To help us with this discussion, let’s again create two DataFrames that we want to combine; these will be a little different this time:

import pandas as pd

pd.set_option("mode.copy_on_write", True)

dfa = pd.DataFrame(
    {
        "animals": ["dog", "cat", "bird", "fish"],
        "location": ["land", "land", "air", "water"],
        "has_fur": [True, True, False, False],
    }
)
dfa

	animals	location	has_fur
0	dog	land	True
1	cat	land	True
2	bird	air	False
3	fish	water	False

dfb = pd.DataFrame(
    {"animals": ["fish", "elephant", "blue whale"], "avg_weight": [4, 12000, 300000]}
)
dfb

	animals	avg_weight
0	fish	4
1	elephant	12000
2	blue whale	300000

There are a few differences to note here. First, there is one shared column in each DataFrame and that is ‘animals’; the rest are unique. Also, while most of the animals are distinct between these two datasets. To that end, there are 3 ways in which we could merge these DataFrames together referring to the uniqueness of the matches between one dataset and the other:

One-to-one. Each entry in a column of one dataset matches to at most one entry in the column of the second dataset (also, the merge keys are unique in both datasets). This is the simplest case to encounter.
One-to-many. For the column to merge on, there may only be one row with each unique value in that column in one of the datasets, while there may be multiple values in the corresponding column in the other dataset.
Many-to-many. There may be multiple rows containing the same value in the merge column for each of the datasets.
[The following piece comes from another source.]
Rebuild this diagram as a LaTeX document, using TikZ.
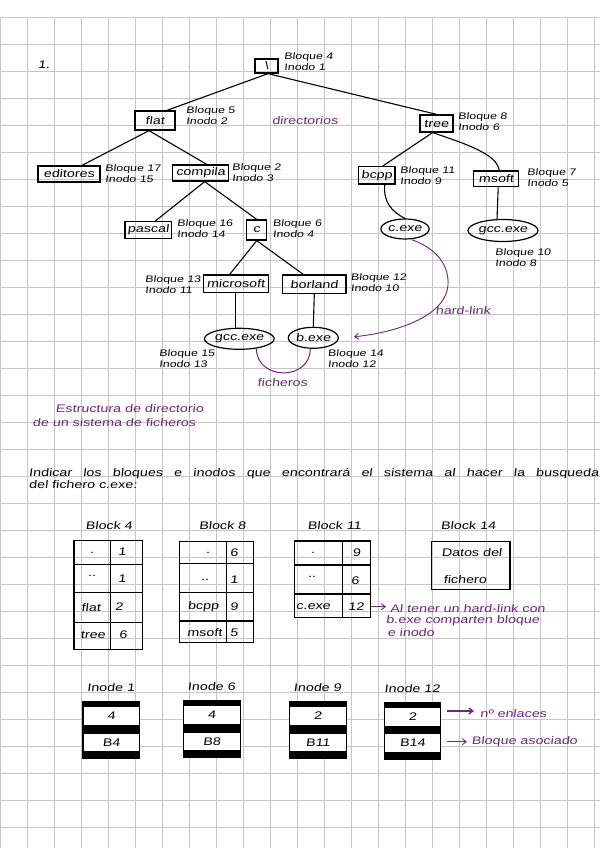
\documentclass[tikz,border=0pt]{standalone}
\usepackage{fontspec}
\usetikzlibrary{shapes.geometric,arrows.meta}
\newfontfamily\handfont{Liberation Sans}[FakeStretch=1.3,FakeSlant=0.12]
\newcommand\HandNode{\handfont\fontsize{11}{13}\selectfont}
\newcommand\HandLabel{\handfont\fontsize{9.5}{11}\selectfont}
\definecolor{handpurple}{RGB}{112,38,122}
\definecolor{gridgray}{RGB}{198,198,198}
\newcommand\InodeBox[6]{%
  \fill (#1,#2) rectangle ++(57.5,58.3);
  \node[band, anchor=north west, minimum height=18.3] (#3a) at (#1+1,#2+5.7) {#4};
  \node[band, anchor=north west, minimum height=17.7] (#3b) at (#1+1,#2+32.3) {#5};
  \node[txt] (#3h) at (#1+28.5,#2-13.5) {#6};
}
\begin{document}
\begin{tikzpicture}[x=1pt,y=-1pt,
  dirbox/.style={draw, line width=1.3pt, inner sep=0pt, font=\HandNode},
  filenode/.style={draw, ellipse, line width=1.2pt, inner sep=0pt, font=\HandNode},
  lbl/.style={anchor=west, align=left, inner sep=0pt, font=\HandLabel},
  txt/.style={inner sep=0pt, font=\HandNode},
  ptxt/.style={inner sep=0pt, font=\HandNode, text=handpurple},
  edge/.style={line width=1.1pt},
  purp/.style={draw=handpurple, line width=1pt},
  tbl/.style={line width=1.5pt},
  band/.style={fill=white, minimum width=55.5, inner sep=0pt, font=\HandNode},
  parrow/.style={draw=handpurple, line width=0.9pt, -{Straight Barb[length=4pt,width=6pt]}}
]
\fill[white] (0,0) rectangle (600,848);
\useasboundingbox (0,0) rectangle (600,848);
% grid
\foreach \k in {0,...,22} \draw[gridgray, line width=0.8pt] (0.3+27*\k,17.3) -- (0.3+27*\k,848);
\foreach \k in {0,...,30} \draw[gridgray, line width=0.8pt] (0,17.3+27*\k) -- (600,17.3+27*\k);

% ---------- tree ----------
\node[txt] (one) at (44,65) {1.};
\node[dirbox, minimum width=23, minimum height=14] (root) at (266.5,66) {\textbackslash};
\node[lbl] (rootl) at (284,62) {Bloque 4\\Inodo 1};

\node[dirbox, minimum width=40, minimum height=19] (flat) at (155,120.5) {flat};
\node[lbl] (flatl) at (186,116) {Bloque 5\\Inodo 2};
\node[ptxt] (dirs) at (305,121) {directorios};
\node[dirbox, minimum width=33, minimum height=17] (tree) at (436.5,123.5) {tree};
\node[lbl] (treel) at (458,121.7) {Bloque 8\\Inodo 6};

\node[dirbox, minimum width=62, minimum height=16] (editores) at (69,174) {editores};
\node[lbl] (editoresl) at (105,174) {Bloque 17\\Inodo 15};
\node[dirbox, minimum width=56, minimum height=16] (compila) at (200.7,173) {compila};
\node[lbl] (compilal) at (232,173) {Bloque 2\\Inodo 3};
\node[dirbox, minimum width=36.4, minimum height=17.3] (bcpp) at (376.8,175.3) {bcpp};
\node[lbl] (bcppl) at (400,175.7) {Bloque 11\\Inodo 9};
\node[dirbox, minimum width=45, minimum height=15.7] (msoft) at (496.2,178.8) {msoft};
\node[lbl] (msoftl) at (527,178) {Bloque 7\\Inodo 5};

\node[dirbox, minimum width=46.7, minimum height=16.7] (pascal) at (148.3,230) {pascal};
\node[lbl] (pascall) at (177,229) {Bloque 16\\Inodo 14};
\node[dirbox, minimum width=20, minimum height=20] (c) at (256.7,230) {c};
\node[lbl] (cl) at (272.7,229) {Bloque 6\\Inodo 4};
\node[filenode, minimum width=47, minimum height=20] (cexe) at (405,229) {c.exe};
\node[filenode, minimum width=70, minimum height=22] (gccr) at (503,230.5) {gcc.exe};
\node[lbl] (gccrl) at (495,258) {Bloque 10\\Inodo 8};

\node[dirbox, minimum width=65, minimum height=17.7] (microsoft) at (235.8,283.8) {microsoft};
\node[lbl] (microsoftl) at (145,285) {Bloque 13\\Inodo 11};
\node[dirbox, minimum width=63.3, minimum height=18.3] (borland) at (314.3,284.2) {borland};
\node[lbl] (borlandl) at (350.7,283) {Bloque 12\\Inodo 10};

\node[filenode, minimum width=67, minimum height=21] (gccl) at (239.3,338.8) {gcc.exe};
\node[lbl] (gccll) at (159,359) {Bloque 15\\Inodo 13};
\node[filenode, minimum width=50, minimum height=21] (bexe) at (313.3,337.8) {b.exe};
\node[lbl] (bexel) at (327.7,359) {Bloque 14\\Inodo 12};

% edges
\draw[edge] ([xshift=1.5]root.south) -- ([xshift=12]flat.north);
\draw[edge] ([xshift=1.5]root.south) -- (tree.north);
\draw[edge] ([xshift=-6]flat.south) -- ([xshift=13]editores.north);
\draw[edge] ([xshift=-6]flat.south) -- ([xshift=6]compila.north);
\draw[edge] ([xshift=-4]tree.south) -- ([xshift=6]bcpp.north);
\draw[edge] ([xshift=-4]tree.south) .. controls (470,145) and (497,155) .. ([xshift=3]msoft.north);
\draw[edge] ([xshift=4]compila.south) -- ([xshift=7]pascal.north);
\draw[edge] ([xshift=4]compila.south) -- (c.north);
\draw[edge] ([xshift=8]bcpp.south) .. controls (383,202) and (392,212) .. (cexe.north);
\draw[edge] ([xshift=2]msoft.south) -- ([xshift=-6,yshift=-0.5]gccr.north);
\draw[edge] (c.south) -- ([xshift=-6]microsoft.north);
\draw[edge] (c.south) -- ([xshift=-11]borland.north);
\draw[edge] (microsoft.south) -- (microsoft.south |- gccl.north);
\draw[edge] (borland.south) -- (bexe.north);

% purple annotations on tree
\draw[purp] ([xshift=17,yshift=1.5]gccl.south) .. controls (257,381) and (310,381) .. ([xshift=-3]bexe.south);
\node[ptxt] (fich) at (282.5,382.5) {ficheros};
\draw[parrow] ([xshift=6.7]cexe.south) .. controls (440,250) and (449,268) .. (448,285) .. controls (446,315) and (400,332) .. ([xshift=15,yshift=1]bexe.east);
\node[ptxt] (hl) at (463,310.5) {hard-link};

\node[ptxt, anchor=west] (cap1) at (55.5,409) {Estructura de directorio};
\node[ptxt, anchor=west] (cap2) at (32.5,422.5) {de un sistema de ficheros};

% question
\node[txt, anchor=base west] (q1) at (28.7,476) {\makebox[570pt][s]{Indicar los bloques e inodos que encontrará el sistema al hacer la busqueda}};
\node[txt, anchor=base west] (q2) at (28.7,488) {del fichero c.exe:};

% ---------- blocks ----------
\node[txt] (h4) at (109,526) {Block 4};
\node[txt] (h8) at (222.5,526) {Block 8};
\node[txt] (h11) at (334.5,526) {Block 11};
\node[txt] (h14) at (468.3,526) {Block 14};

% block 4
\draw[tbl] (74,540.7) rectangle (142.3,649.3);
\draw[tbl] (110.7,540.7) -- (110.7,649.3);
\foreach \yy in {564.3,592.3,622.3} \draw[tbl] (74,\yy) -- (142.3,\yy);
\node[txt] at (92,552.5) {.};
\node[txt] at (92,576) {..};
\node[txt] at (91,607.5) {flat};
\node[txt] at (93,635) {tree};
\node[txt] at (122,552) {1};
\node[txt] at (122,579) {1};
\node[txt] at (119,607) {2};
\node[txt] at (123,635) {6};

% block 8
\draw[tbl] (179.3,541.7) rectangle (253.3,642.7);
\draw[tbl] (226.7,541.7) -- (226.7,642.7);
\foreach \yy in {563.3,592.3,621} \draw[tbl] (179.3,\yy) -- (253.3,\yy);
\node[txt] at (208,553) {.};
\node[txt] at (205,580) {..};
\node[txt] at (203.3,607) {bcpp};
\node[txt] at (204.5,633) {msoft};
\node[txt] at (234,552.5) {6};
\node[txt] at (234,579.5) {1};
\node[txt] at (234,606.5) {9};
\node[txt] at (234,632.5) {5};

% block 11
\draw[tbl] (294.3,541) rectangle (370.7,617.3);
\draw[tbl] (342.7,541) -- (342.7,617.3);
\foreach \yy in {565,594} \draw[tbl] (294.3,\yy) -- (370.7,\yy);
\node[txt] at (313,553) {.};
\node[txt] at (312,577) {..};
\node[txt] at (313.3,606.5) {c.exe};
\node[txt] at (356.5,553) {9};
\node[txt] at (355,580.5) {6};
\node[txt] at (356,606.5) {12};

% block 14
\node[draw, line width=1.5pt, minimum width=78.3, minimum height=47.6, inner sep=0pt] (b14) at (470.85,565.5) {};
\node[txt] (d1) at (471.7,552.5) {Datos del};
\node[txt] (d2) at (465,580) {fichero};

% note
\coordinate (n1s) at (371,606.7);
\coordinate (n1e) at (386,606.7);
\draw[parrow] (n1s) -- (n1e);
\node[ptxt, anchor=base west] (nt1) at (390,612) {Al tener un hard-link con};
\node[ptxt, anchor=base west] (nt2) at (386,623.5) {b.exe comparten bloque};
\node[ptxt, anchor=base west] (nt3) at (387.3,636) {e inodo};

% ---------- inodes ----------
\InodeBox{82.4}{701}{ia}{4}{B4}{Inode 1}
\InodeBox{183}{700}{ib}{4}{B8}{Inode 6}
\InodeBox{289}{701}{ic}{2}{B11}{Inode 9}
\InodeBox{383.7}{701.7}{id}{2}{B14}{Inode 12}

\coordinate (a1s) at (447.4,711);
\coordinate (a1e) at (474,711);
\draw[parrow, line width=1.4pt] (a1s) -- (a1e);
\node[ptxt, anchor=west] (enl) at (480,714) {nº enlaces};
\coordinate (a2s) at (447.4,741.7);
\coordinate (a2e) at (467,741.7);
\draw[parrow] (a2s) -- (a2e);
\node[ptxt, anchor=west] (asoc) at (471.5,742) {Bloque asociado};
\end{tikzpicture}
\end{document}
Each of these above situations can be handled with the merge method. The types of joins are illustrated graphically below:

Types of Joins

The above examples each work exactly as written. You’ll notice two parameters, “how” and “on”. The parameter “on” specifies which column to compare in each of the two DataFrames, assuming they are named the same in both (if not, you can use “left_on” and “right_on” to specify them separately). The parameter “how” specifies how the merge is to be performed, but we will discuss that more later in this lesson; for now, we use the “left” join, and just know this means we’re always using the left DataFrame as out point of reference for comparing columns. Let’s verify that each of the above merges work as expected. First, the one-to-one:

a = pd.DataFrame(
    data={
        "name": ["Mia", "Lucas", "Ang", "Jia"],
        "course": ["math", "chem", "econ", "chem"],
    }
)
a

	name	course
0	Mia	math
1	Lucas	chem
2	Ang	econ
3	Jia	chem

b = pd.DataFrame(
    data={"name": ["Lucas", "Ang", "Jia", "Mia"], "grade": ["B-", "B", "A-", "B+"]}
)
b

	name	grade
0	Lucas	B-
1	Ang	B
2	Jia	A-
3	Mia	B+

merged = pd.merge(a, b, how="left", on="name")
merged

	name	course	grade
0	Mia	math	B+
1	Lucas	chem	B-
2	Ang	econ	B
3	Jia	chem	A-

Next the one-to-many:

c = pd.DataFrame(data={"course": ["chem", "econ", "math"], "credits": [4, 3, 1.5]})
c

	course	credits
0	chem	4.0
1	econ	3.0
2	math	1.5

merged = pd.merge(c, a, how="left", on="course")
merged

	course	credits	name
0	chem	4.0	Lucas
1	chem	4.0	Jia
2	econ	3.0	Ang
3	math	1.5	Mia

And finally, the many-to-many:

d = pd.DataFrame(
    data={
        "course": ["chem", "chem", "econ", "math"],
        "topic": ["atoms", "lab", "trade", "calc."],
    }
)
d

	course	topic
0	chem	atoms
1	chem	lab
2	econ	trade
3	math	calc.

merged = pd.merge(a, d, how="left", on="course")
merged

	name	course	topic
0	Mia	math	calc.
1	Lucas	chem	atoms
2	Lucas	chem	lab
3	Ang	econ	trade
4	Jia	chem	atoms
5	Jia	chem	lab

Each of these are very clean examples of the three types of joins: one-to-one, one-to-many, and many-to-many. Incomplete data are common, however, when either a or b are missing some of the content that would otherwise allow for a match. We will explore how to handle these situations with merge in the next lesson.